• [What to work on]
Output the material beneath this task exactly, images excluded.

• [Material]
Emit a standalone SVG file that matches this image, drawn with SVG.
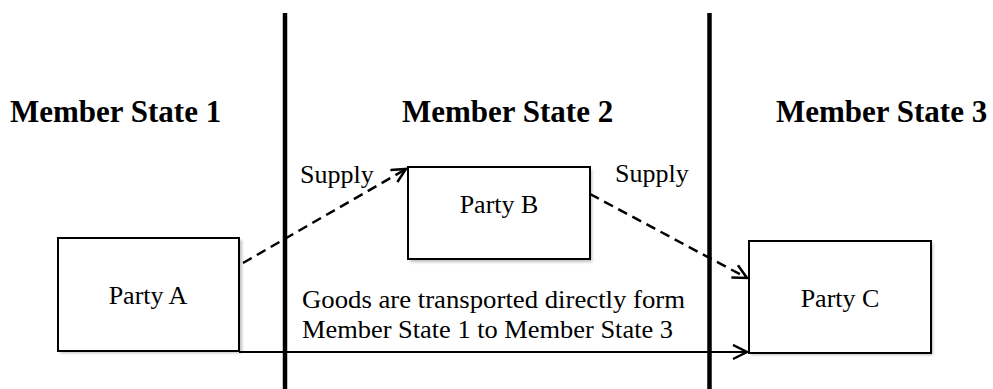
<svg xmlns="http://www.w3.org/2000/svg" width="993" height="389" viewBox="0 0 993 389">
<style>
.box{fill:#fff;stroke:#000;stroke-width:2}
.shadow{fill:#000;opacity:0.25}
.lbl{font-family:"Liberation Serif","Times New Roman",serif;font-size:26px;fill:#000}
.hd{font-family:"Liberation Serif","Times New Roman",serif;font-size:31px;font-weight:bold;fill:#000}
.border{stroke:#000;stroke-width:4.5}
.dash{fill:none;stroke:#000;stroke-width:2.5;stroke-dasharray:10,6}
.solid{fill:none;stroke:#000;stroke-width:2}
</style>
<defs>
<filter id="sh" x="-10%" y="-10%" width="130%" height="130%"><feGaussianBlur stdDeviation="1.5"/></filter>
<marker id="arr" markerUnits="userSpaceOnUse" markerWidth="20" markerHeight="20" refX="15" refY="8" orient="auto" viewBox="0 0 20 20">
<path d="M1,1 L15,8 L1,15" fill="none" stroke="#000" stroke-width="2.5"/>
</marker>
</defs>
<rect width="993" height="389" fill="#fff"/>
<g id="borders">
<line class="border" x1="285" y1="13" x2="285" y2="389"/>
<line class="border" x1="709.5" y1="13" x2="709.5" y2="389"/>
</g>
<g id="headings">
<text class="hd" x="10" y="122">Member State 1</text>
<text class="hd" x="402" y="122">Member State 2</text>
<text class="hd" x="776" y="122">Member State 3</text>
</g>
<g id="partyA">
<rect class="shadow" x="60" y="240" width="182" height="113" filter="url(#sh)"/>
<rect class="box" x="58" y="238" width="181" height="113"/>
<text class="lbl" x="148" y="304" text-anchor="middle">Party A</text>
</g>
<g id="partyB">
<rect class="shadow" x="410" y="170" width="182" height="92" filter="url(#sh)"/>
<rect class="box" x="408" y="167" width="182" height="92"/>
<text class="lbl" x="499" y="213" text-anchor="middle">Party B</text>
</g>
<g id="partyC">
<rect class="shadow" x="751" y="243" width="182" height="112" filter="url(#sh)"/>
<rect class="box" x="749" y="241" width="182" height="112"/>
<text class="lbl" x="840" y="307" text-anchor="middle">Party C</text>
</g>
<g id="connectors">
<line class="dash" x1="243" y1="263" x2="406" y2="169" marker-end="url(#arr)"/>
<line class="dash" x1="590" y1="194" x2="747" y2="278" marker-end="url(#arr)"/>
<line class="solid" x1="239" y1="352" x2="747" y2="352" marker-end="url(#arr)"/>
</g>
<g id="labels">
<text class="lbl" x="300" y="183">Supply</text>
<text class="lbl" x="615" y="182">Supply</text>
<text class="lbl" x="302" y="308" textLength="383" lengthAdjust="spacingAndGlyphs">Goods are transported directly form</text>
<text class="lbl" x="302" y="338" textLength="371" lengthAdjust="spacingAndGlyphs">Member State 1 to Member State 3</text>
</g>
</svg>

• [Written solution]
Emit a standalone SVG file that matches this image, drawn with SVG.
<svg xmlns="http://www.w3.org/2000/svg" width="993" height="389" viewBox="0 0 993 389">
<style>
.box{fill:#fff;stroke:#000;stroke-width:2}
.shadow{fill:#000;opacity:0.25}
.lbl{font-family:"Liberation Serif","Times New Roman",serif;font-size:26px;fill:#000}
.hd{font-family:"Liberation Serif","Times New Roman",serif;font-size:31px;font-weight:bold;fill:#000}
.border{stroke:#000;stroke-width:4.5}
.dash{fill:none;stroke:#000;stroke-width:2.5;stroke-dasharray:10,6}
.solid{fill:none;stroke:#000;stroke-width:2}
</style>
<defs>
<filter id="sh" x="-10%" y="-10%" width="130%" height="130%"><feGaussianBlur stdDeviation="1.5"/></filter>
<marker id="arr" markerUnits="userSpaceOnUse" markerWidth="20" markerHeight="20" refX="15" refY="8" orient="auto" viewBox="0 0 20 20">
<path d="M1,1 L15,8 L1,15" fill="none" stroke="#000" stroke-width="2.5"/>
</marker>
</defs>
<rect width="993" height="389" fill="#fff"/>
<g id="borders">
<line class="border" x1="285" y1="13" x2="285" y2="389"/>
<line class="border" x1="709.5" y1="13" x2="709.5" y2="389"/>
</g>
<g id="headings">
<text class="hd" x="10" y="122">Member State 1</text>
<text class="hd" x="402" y="122">Member State 2</text>
<text class="hd" x="776" y="122">Member State 3</text>
</g>
<g id="partyA">
<rect class="shadow" x="60" y="240" width="182" height="113" filter="url(#sh)"/>
<rect class="box" x="58" y="238" width="181" height="113"/>
<text class="lbl" x="148" y="304" text-anchor="middle">Party A</text>
</g>
<g id="partyB">
<rect class="shadow" x="410" y="170" width="182" height="92" filter="url(#sh)"/>
<rect class="box" x="408" y="167" width="182" height="92"/>
<text class="lbl" x="499" y="213" text-anchor="middle">Party B</text>
</g>
<g id="partyC">
<rect class="shadow" x="751" y="243" width="182" height="112" filter="url(#sh)"/>
<rect class="box" x="749" y="241" width="182" height="112"/>
<text class="lbl" x="840" y="307" text-anchor="middle">Party C</text>
</g>
<g id="connectors">
<line class="dash" x1="243" y1="263" x2="406" y2="169" marker-end="url(#arr)"/>
<line class="dash" x1="590" y1="194" x2="747" y2="278" marker-end="url(#arr)"/>
<line class="solid" x1="239" y1="352" x2="747" y2="352" marker-end="url(#arr)"/>
</g>
<g id="labels">
<text class="lbl" x="300" y="183">Supply</text>
<text class="lbl" x="615" y="182">Supply</text>
<text class="lbl" x="302" y="308" textLength="383" lengthAdjust="spacingAndGlyphs">Goods are transported directly form</text>
<text class="lbl" x="302" y="338" textLength="371" lengthAdjust="spacingAndGlyphs">Member State 1 to Member State 3</text>
</g>
</svg>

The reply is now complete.